**DATA SUPPLIED**
══════════════════════════════

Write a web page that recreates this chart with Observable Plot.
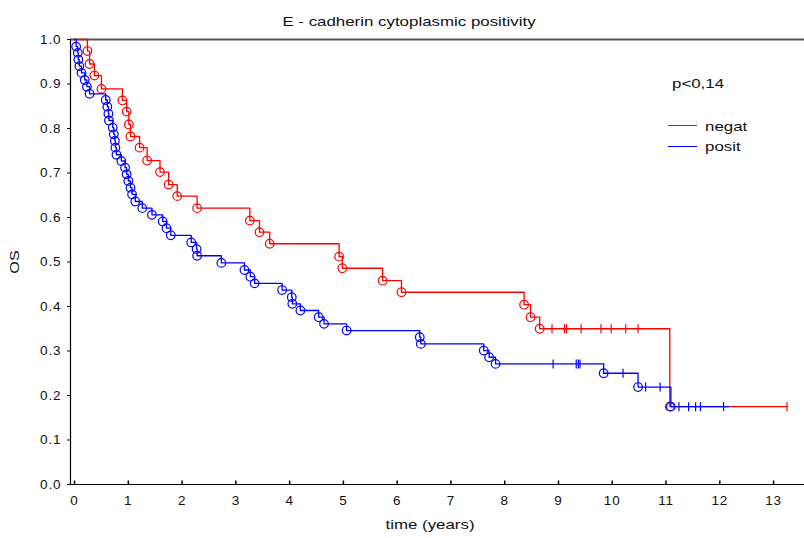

══════════════════════════════

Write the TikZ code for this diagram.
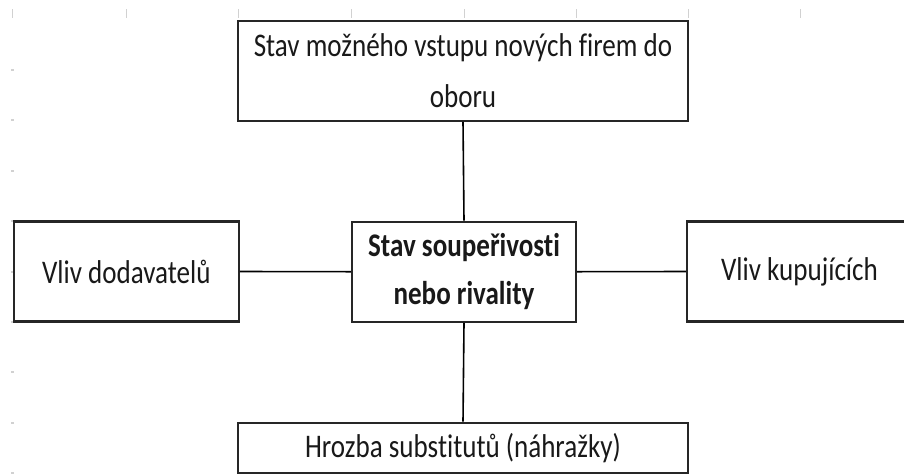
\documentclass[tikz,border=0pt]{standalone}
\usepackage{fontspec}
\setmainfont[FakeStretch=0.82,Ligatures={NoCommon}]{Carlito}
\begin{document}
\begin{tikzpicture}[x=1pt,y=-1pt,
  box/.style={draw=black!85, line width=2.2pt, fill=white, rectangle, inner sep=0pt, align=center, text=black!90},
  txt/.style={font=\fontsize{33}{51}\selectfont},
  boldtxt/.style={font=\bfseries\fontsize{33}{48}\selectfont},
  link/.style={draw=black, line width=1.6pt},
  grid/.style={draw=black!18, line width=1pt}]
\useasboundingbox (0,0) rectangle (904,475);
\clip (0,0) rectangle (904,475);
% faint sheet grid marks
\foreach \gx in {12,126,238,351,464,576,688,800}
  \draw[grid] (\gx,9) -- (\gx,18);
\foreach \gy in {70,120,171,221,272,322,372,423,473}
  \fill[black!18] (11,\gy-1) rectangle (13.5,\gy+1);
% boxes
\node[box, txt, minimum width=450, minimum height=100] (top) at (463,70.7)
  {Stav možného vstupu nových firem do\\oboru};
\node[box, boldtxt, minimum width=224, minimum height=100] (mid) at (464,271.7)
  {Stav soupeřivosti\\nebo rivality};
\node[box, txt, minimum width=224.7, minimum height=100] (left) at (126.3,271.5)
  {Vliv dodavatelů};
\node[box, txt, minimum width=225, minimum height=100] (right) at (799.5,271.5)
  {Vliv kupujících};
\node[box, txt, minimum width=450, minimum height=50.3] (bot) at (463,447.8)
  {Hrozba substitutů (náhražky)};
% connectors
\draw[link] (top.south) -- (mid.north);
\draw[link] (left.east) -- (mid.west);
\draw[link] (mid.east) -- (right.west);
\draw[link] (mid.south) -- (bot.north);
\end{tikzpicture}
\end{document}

══════════════════════════════

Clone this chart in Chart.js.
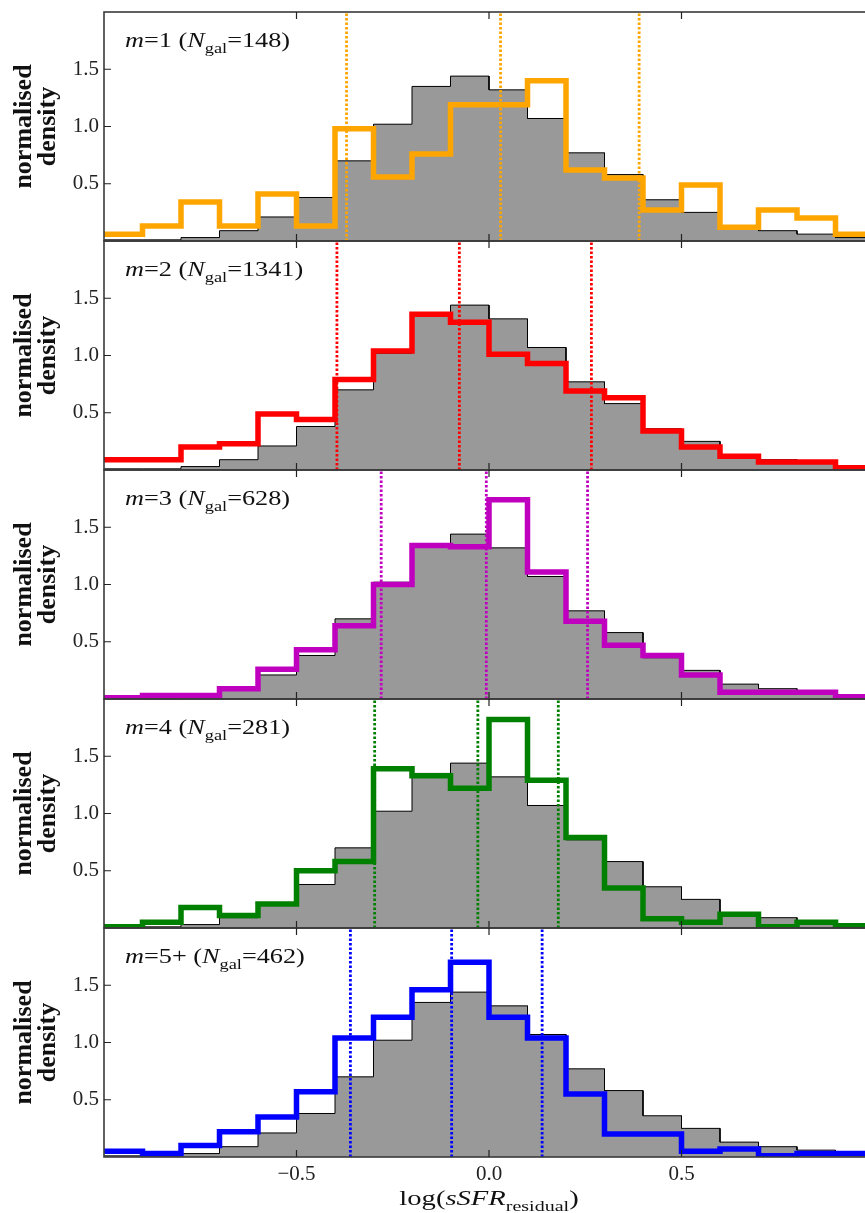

══════════════════════════════

**TO DO**
Copy out the lines in which the string "Write" appears.

**THE OUTPUT**
Write a web page that recreates this chart with Observable Plot.
Write the TikZ code for this diagram.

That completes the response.